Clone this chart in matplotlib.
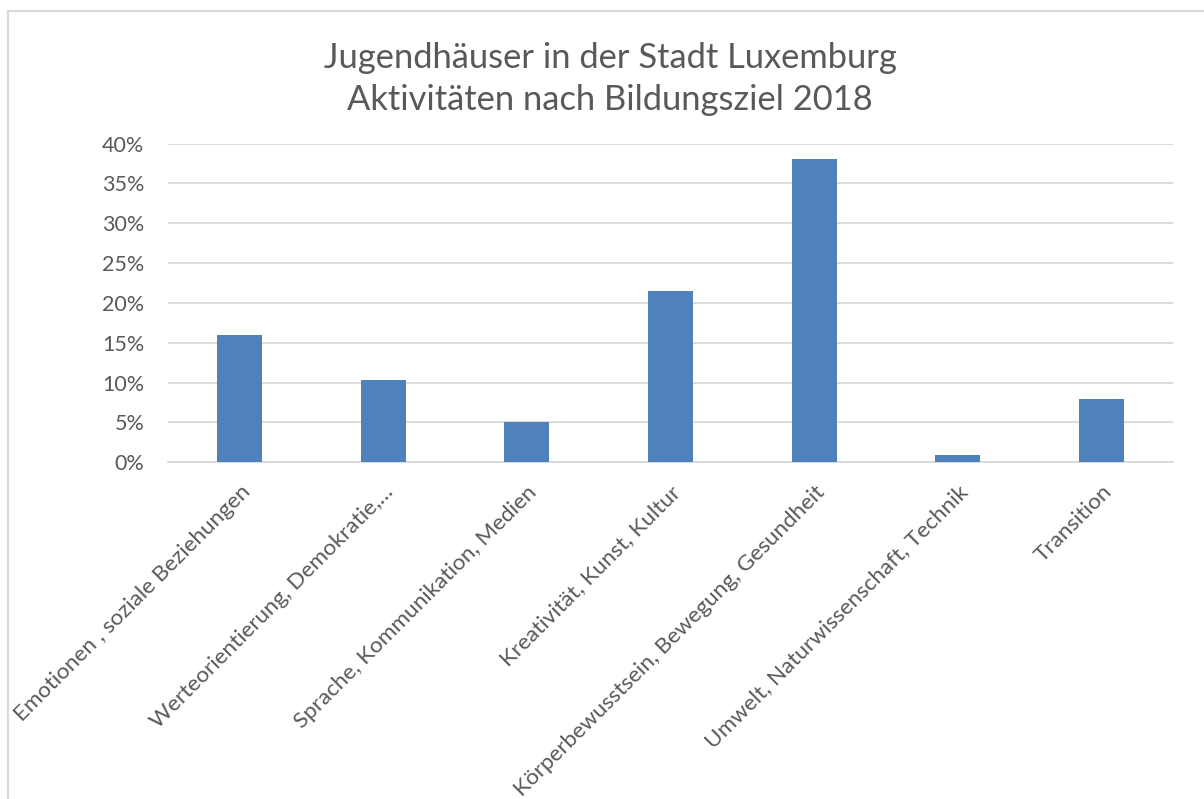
import matplotlib
matplotlib.use('Agg')
import matplotlib.pyplot as plt
from matplotlib.patches import Rectangle
from matplotlib.ticker import PercentFormatter

### data
categories = [
    'Emotionen , soziale Beziehungen',
    'Werteorientierung, Demokratie,\u2026',
    'Sprache, Kommunikation, Medien',
    'Kreativität, Kunst, Kultur',
    'Körperbewusstsein, Bewegung, Gesundheit',
    'Umwelt, Naturwissenschaft, Technik',
    'Transition',
]
shares = [0.16, 0.103, 0.05, 0.215, 0.38, 0.0095, 0.08]
title_lines = ['Jugendhäuser in der Stadt Luxemburg',
               'Aktivitäten nach Bildungsziel 2018']

plt.rcParams['font.family'] = ['Lato', 'DejaVu Sans']
txt = '#595959'
grid = '#D9D9D9'

fig = plt.figure(figsize=(12.04, 7.99), dpi=100)
ax = fig.add_axes([168 / 1204, 1 - 462.3 / 799, 1005 / 1204, 318.8 / 799])

x = range(len(categories))
ax.bar(x, shares, width=0.313, color='#4F81BD', zorder=3)

ax.set_xlim(-0.5, len(categories) - 0.5)
ax.set_ylim(0, 0.4)
ax.set_yticks([i * 0.05 for i in range(9)])
ax.yaxis.set_major_formatter(PercentFormatter(1.0, decimals=0))
ax.grid(axis='y', color=grid, linewidth=1.3, zorder=0)
for s in ['top', 'right', 'left']:
    ax.spines[s].set_visible(False)
ax.spines['bottom'].set_color(grid)
ax.spines['bottom'].set_linewidth(1.3)
ax.tick_params(axis='both', length=0, colors=txt)
ax.tick_params(axis='y', pad=17, labelsize=15.5)

ax.set_xticks(list(x))
ax.set_xticklabels(categories, rotation=45, ha='right', va='top',
                   rotation_mode='anchor', color=txt, fontsize=16.2)
ax.tick_params(axis='x', pad=14)

fig.text(610 / 1204, 1 - 58 / 799, title_lines[0], ha='center', va='center',
         color=txt, fontsize=24.8)
fig.text(610 / 1204, 1 - 100 / 799, title_lines[1], ha='center', va='center',
         color=txt, fontsize=24.8)

# chart frame (runs off the right and bottom edges)
fig.patches.append(Rectangle((8 / 1204, -0.05), 1.1, 1.05 - 11 / 799,
                             transform=fig.transFigure, fill=False,
                             edgecolor=grid, linewidth=1.5))

fig.savefig('out.png', dpi=100)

^^^^

WHAT THE TASK REQUIRES
Reproduce exactly the run of lines that opens the listing and closes with the line holding "ax.tick_params(axis='x', pad=14)". Pictures are excluded.

THE REPLY
Clone this chart in matplotlib.
import matplotlib
matplotlib.use('Agg')
import matplotlib.pyplot as plt
from matplotlib.patches import Rectangle
from matplotlib.ticker import PercentFormatter

### data
categories = [
    'Emotionen , soziale Beziehungen',
    'Werteorientierung, Demokratie,\u2026',
    'Sprache, Kommunikation, Medien',
    'Kreativität, Kunst, Kultur',
    'Körperbewusstsein, Bewegung, Gesundheit',
    'Umwelt, Naturwissenschaft, Technik',
    'Transition',
]
shares = [0.16, 0.103, 0.05, 0.215, 0.38, 0.0095, 0.08]
title_lines = ['Jugendhäuser in der Stadt Luxemburg',
               'Aktivitäten nach Bildungsziel 2018']

plt.rcParams['font.family'] = ['Lato', 'DejaVu Sans']
txt = '#595959'
grid = '#D9D9D9'

fig = plt.figure(figsize=(12.04, 7.99), dpi=100)
ax = fig.add_axes([168 / 1204, 1 - 462.3 / 799, 1005 / 1204, 318.8 / 799])

x = range(len(categories))
ax.bar(x, shares, width=0.313, color='#4F81BD', zorder=3)

ax.set_xlim(-0.5, len(categories) - 0.5)
ax.set_ylim(0, 0.4)
ax.set_yticks([i * 0.05 for i in range(9)])
ax.yaxis.set_major_formatter(PercentFormatter(1.0, decimals=0))
ax.grid(axis='y', color=grid, linewidth=1.3, zorder=0)
for s in ['top', 'right', 'left']:
    ax.spines[s].set_visible(False)
ax.spines['bottom'].set_color(grid)
ax.spines['bottom'].set_linewidth(1.3)
ax.tick_params(axis='both', length=0, colors=txt)
ax.tick_params(axis='y', pad=17, labelsize=15.5)

ax.set_xticks(list(x))
ax.set_xticklabels(categories, rotation=45, ha='right', va='top',
                   rotation_mode='anchor', color=txt, fontsize=16.2)
ax.tick_params(axis='x', pad=14)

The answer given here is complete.